Vanishing Contributions: A Unified Approach to Smoothly Transition Neural Models into Compressed Form
Lorenzo Nikiforos, Charalampos Antoniadis, Luciano Prono, Fabio Pareschi, Riccardo Rovatti, Gianluca Setti
TL;DR
This work addresses the accuracy degradation often seen when compressing deep networks. It introduces Vanishing Contributions (VCON), a general training strategy that runs the original and compressed paths in parallel and gradually shifts weight from the original to the compressed path using a linearly decaying coefficient, specifically $ \bar g^{(i),t}_{\Theta,\tilde{\Theta}}(\cdot) = \beta^t f^{(i)}_{\Theta}(\cdot) + (1-\beta^t) g^{(i)}_{\tilde{\Theta}}(\cdot)$ with $\beta^t = \max(1-\frac{t}{Q},0)$. The approach is evaluated across three compression modalities—pruning, binary quantization, and low-rank decomposition—on computer vision and natural language processing benchmarks, yielding typical gains above 3% and occasional improvements up to 20%. Results show VCON consistently outperforms standard post-shot compression baselines and remains robust across granularities and tasks, underscoring its practicality for real-world deployment. Overall, VCON provides a general, lightweight extension to existing compression pipelines that improves stability, preserves accuracy, and can be readily integrated into diverse architectures.
Abstract
The increasing scale of deep neural networks has led to a growing need for compression techniques such as pruning, quantization, and low-rank decomposition. While these methods are very effective in reducing memory, computation and energy consumption, they often introduce severe accuracy degradation when applied directly.

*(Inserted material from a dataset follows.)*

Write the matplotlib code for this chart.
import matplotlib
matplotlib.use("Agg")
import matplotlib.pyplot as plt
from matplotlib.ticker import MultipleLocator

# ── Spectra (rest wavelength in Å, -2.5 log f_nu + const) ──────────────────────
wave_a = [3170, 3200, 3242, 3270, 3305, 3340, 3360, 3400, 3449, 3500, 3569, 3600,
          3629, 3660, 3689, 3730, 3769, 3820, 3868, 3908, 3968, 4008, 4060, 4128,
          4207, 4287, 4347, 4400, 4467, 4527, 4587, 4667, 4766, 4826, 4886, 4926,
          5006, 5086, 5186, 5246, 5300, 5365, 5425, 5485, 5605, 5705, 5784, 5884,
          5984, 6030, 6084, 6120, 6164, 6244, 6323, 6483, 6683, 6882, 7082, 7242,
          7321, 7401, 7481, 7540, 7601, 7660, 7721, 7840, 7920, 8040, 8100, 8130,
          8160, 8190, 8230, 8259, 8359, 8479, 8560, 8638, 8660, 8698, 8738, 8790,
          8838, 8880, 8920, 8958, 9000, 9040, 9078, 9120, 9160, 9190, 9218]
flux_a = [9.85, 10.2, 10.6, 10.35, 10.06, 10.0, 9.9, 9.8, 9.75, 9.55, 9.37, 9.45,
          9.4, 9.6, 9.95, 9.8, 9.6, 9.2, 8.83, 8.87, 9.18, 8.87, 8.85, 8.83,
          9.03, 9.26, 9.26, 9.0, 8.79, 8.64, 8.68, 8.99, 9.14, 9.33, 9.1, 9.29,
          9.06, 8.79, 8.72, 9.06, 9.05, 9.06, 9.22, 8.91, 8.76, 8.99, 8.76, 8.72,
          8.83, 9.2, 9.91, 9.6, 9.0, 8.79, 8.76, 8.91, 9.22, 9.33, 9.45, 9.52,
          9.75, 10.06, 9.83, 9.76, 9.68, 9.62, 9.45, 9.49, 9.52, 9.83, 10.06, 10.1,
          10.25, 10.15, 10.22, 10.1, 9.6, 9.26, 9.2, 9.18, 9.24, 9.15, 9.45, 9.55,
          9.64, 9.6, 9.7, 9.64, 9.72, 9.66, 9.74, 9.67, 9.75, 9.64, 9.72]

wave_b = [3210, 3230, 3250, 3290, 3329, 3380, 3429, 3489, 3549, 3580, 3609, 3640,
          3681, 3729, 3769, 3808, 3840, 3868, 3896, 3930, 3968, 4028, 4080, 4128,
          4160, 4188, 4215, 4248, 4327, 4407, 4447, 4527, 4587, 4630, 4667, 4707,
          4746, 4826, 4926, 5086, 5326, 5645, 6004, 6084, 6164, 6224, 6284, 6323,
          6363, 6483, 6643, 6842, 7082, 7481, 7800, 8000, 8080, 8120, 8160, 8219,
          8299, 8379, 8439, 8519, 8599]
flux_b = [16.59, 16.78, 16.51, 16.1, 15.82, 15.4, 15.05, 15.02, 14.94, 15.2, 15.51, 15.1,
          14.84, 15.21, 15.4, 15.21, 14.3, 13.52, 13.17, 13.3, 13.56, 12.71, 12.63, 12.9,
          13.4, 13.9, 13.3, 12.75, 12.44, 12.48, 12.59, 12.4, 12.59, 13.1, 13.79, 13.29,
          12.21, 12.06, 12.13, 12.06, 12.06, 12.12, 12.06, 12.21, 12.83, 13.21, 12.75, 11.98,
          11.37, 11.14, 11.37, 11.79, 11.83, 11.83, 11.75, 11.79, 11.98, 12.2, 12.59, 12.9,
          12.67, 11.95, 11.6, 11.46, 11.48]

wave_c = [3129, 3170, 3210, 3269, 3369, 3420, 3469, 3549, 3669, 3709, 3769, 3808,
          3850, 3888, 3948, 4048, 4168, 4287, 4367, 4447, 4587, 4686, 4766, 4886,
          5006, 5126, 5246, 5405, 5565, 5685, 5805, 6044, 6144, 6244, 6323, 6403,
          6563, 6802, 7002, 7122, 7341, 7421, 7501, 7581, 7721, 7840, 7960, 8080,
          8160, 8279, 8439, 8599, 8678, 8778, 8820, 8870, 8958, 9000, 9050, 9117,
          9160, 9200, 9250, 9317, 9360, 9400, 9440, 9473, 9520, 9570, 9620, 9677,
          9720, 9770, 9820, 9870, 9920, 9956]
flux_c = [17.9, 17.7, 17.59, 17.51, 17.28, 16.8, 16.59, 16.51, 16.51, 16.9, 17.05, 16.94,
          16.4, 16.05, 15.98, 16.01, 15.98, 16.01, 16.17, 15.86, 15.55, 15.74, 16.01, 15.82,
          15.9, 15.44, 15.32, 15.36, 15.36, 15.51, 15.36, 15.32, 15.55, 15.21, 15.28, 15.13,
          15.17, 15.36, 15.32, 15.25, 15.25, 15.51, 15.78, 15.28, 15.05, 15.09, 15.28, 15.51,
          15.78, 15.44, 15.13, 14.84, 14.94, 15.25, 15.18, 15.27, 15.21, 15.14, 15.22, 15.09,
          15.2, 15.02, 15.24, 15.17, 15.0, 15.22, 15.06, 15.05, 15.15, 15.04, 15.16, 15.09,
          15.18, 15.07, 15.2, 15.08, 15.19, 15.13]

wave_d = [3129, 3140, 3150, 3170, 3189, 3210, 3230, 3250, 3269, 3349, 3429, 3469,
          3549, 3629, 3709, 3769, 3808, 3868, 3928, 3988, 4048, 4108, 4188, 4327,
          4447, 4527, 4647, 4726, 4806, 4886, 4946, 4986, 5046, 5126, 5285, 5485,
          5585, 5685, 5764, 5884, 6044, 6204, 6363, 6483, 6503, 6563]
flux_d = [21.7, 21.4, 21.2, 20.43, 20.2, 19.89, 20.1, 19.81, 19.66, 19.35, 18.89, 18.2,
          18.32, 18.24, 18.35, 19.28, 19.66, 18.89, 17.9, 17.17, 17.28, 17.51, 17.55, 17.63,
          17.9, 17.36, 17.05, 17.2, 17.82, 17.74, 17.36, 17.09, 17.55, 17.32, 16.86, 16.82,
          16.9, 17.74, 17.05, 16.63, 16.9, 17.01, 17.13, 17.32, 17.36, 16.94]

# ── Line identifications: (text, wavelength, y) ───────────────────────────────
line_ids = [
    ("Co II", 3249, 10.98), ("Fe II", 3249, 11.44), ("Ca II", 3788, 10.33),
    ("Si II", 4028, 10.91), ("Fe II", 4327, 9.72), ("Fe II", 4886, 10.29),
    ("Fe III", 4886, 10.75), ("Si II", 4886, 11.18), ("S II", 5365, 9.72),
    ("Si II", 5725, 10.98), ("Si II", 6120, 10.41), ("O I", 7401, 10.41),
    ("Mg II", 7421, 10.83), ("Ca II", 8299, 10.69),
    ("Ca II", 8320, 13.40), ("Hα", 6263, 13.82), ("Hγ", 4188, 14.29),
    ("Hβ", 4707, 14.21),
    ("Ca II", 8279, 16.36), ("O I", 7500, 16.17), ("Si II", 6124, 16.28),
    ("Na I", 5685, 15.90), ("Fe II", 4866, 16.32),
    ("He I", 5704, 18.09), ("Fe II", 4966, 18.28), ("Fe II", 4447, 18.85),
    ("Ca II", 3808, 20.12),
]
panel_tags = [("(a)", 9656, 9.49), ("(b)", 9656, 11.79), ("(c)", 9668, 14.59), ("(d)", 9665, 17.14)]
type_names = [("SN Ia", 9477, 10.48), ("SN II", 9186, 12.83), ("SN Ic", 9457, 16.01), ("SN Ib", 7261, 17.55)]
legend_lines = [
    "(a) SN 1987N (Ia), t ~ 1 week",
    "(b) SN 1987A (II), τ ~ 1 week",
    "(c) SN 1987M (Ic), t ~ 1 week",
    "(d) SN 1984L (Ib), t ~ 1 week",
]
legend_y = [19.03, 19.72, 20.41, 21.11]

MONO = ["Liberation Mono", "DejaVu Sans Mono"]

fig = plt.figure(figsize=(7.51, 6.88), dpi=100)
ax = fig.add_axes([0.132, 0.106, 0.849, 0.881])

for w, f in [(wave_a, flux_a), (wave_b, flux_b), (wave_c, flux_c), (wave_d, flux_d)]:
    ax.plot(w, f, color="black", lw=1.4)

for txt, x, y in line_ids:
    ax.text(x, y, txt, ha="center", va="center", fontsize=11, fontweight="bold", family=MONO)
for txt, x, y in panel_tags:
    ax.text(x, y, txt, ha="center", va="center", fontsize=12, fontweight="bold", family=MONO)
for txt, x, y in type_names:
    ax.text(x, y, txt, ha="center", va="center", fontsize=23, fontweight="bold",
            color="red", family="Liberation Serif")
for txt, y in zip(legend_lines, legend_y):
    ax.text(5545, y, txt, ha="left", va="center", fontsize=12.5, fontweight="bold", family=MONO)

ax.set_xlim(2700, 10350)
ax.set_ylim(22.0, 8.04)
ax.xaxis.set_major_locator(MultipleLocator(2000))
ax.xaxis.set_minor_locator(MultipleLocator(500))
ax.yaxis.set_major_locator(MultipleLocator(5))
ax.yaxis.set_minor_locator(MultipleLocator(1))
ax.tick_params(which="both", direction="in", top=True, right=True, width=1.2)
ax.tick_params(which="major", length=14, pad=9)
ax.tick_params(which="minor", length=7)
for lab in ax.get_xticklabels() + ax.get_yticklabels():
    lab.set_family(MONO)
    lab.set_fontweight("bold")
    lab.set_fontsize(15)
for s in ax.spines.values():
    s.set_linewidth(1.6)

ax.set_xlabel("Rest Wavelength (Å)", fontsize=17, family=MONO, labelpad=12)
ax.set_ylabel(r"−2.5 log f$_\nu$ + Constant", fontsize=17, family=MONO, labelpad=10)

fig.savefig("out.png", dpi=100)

We introduce Vanishing Contributions (VCON), a general approach for smoothly transitioning neural models into compressed form. Rather than replacing the original network directly with its compressed version, VCON executes the two in parallel during fine-tuning. The contribution of the original (uncompressed) model is progressively reduced, while that of the compressed model is gradually increased. This smooth transition allows the network to adapt over time, improving stability and mitigating accuracy degradation. We evaluate VCON across computer vision and natural language processing benchmarks, in combination with multiple compression strategies. Across all scenarios, VCON leads to consistent improvements: typical gains exceed 3%, while some configuration exhibits accuracy boosts of 20%. VCON thus provides a generalizable method that can be applied to the existing compression techniques, with evidence of consistent gains across multiple benchmarks.